### WHAT IS NEEDED
Repeat, exactly and only, the lines from the beginning of the data through the line with "MAX_BAR_PX = 223.0". Pictures are left out.
-- Begin DATA EXTRACT --
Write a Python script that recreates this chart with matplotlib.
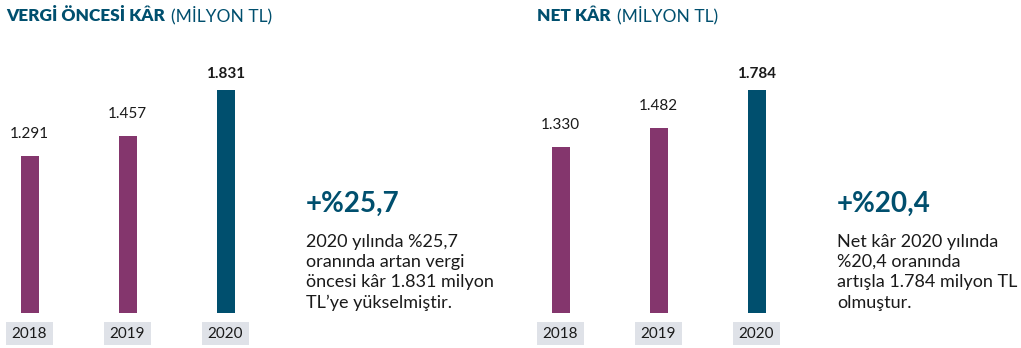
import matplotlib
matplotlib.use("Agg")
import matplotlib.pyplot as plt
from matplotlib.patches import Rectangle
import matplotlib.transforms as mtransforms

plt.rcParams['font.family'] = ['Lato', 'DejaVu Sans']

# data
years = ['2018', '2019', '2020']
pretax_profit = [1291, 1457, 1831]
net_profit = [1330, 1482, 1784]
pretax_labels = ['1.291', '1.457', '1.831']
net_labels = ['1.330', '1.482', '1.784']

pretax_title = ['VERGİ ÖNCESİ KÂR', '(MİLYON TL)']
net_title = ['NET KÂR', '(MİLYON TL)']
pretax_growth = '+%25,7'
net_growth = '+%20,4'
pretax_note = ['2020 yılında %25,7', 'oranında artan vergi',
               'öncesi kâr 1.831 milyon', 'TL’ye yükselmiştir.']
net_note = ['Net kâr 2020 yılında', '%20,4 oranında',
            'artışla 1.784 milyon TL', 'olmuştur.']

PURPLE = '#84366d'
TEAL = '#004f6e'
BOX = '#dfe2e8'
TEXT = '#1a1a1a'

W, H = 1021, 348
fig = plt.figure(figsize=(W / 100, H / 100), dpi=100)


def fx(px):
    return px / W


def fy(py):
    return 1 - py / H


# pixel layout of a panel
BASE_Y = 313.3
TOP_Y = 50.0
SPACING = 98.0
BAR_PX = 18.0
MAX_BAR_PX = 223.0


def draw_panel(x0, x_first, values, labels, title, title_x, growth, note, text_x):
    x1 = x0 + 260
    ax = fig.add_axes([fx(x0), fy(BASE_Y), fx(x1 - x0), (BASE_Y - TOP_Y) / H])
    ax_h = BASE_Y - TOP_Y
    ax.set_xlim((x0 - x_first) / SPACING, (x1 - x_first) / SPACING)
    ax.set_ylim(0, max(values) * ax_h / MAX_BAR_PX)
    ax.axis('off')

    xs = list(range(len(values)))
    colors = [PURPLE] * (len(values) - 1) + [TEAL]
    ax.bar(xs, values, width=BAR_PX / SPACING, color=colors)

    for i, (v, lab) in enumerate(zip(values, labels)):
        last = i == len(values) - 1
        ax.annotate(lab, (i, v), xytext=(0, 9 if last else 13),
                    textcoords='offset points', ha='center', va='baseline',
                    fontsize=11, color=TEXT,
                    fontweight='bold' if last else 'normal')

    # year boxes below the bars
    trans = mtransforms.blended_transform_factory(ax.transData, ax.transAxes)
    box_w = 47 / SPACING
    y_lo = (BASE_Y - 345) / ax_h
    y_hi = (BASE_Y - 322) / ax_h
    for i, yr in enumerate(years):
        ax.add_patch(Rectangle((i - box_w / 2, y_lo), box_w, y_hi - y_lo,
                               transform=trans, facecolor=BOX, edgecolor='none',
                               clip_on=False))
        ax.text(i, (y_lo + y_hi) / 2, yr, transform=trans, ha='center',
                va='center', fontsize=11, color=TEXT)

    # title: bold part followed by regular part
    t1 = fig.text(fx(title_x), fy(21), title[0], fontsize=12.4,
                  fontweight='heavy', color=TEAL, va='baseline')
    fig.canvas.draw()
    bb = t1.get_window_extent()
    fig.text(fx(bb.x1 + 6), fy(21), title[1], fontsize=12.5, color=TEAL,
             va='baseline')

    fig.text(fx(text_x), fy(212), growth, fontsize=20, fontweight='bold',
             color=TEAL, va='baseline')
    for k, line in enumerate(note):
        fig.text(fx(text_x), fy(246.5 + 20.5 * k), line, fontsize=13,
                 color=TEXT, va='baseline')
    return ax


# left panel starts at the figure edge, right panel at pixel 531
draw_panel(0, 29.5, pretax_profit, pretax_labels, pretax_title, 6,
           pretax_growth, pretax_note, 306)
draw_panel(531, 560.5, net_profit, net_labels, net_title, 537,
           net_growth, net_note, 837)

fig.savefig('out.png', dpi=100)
-- End DATA EXTRACT --
### RESULT
Write a Python script that recreates this chart with matplotlib.
import matplotlib
matplotlib.use("Agg")
import matplotlib.pyplot as plt
from matplotlib.patches import Rectangle
import matplotlib.transforms as mtransforms

plt.rcParams['font.family'] = ['Lato', 'DejaVu Sans']

# data
years = ['2018', '2019', '2020']
pretax_profit = [1291, 1457, 1831]
net_profit = [1330, 1482, 1784]
pretax_labels = ['1.291', '1.457', '1.831']
net_labels = ['1.330', '1.482', '1.784']

pretax_title = ['VERGİ ÖNCESİ KÂR', '(MİLYON TL)']
net_title = ['NET KÂR', '(MİLYON TL)']
pretax_growth = '+%25,7'
net_growth = '+%20,4'
pretax_note = ['2020 yılında %25,7', 'oranında artan vergi',
               'öncesi kâr 1.831 milyon', 'TL’ye yükselmiştir.']
net_note = ['Net kâr 2020 yılında', '%20,4 oranında',
            'artışla 1.784 milyon TL', 'olmuştur.']

PURPLE = '#84366d'
TEAL = '#004f6e'
BOX = '#dfe2e8'
TEXT = '#1a1a1a'

W, H = 1021, 348
fig = plt.figure(figsize=(W / 100, H / 100), dpi=100)


def fx(px):
    return px / W


def fy(py):
    return 1 - py / H


# pixel layout of a panel
BASE_Y = 313.3
TOP_Y = 50.0
SPACING = 98.0
BAR_PX = 18.0
MAX_BAR_PX = 223.0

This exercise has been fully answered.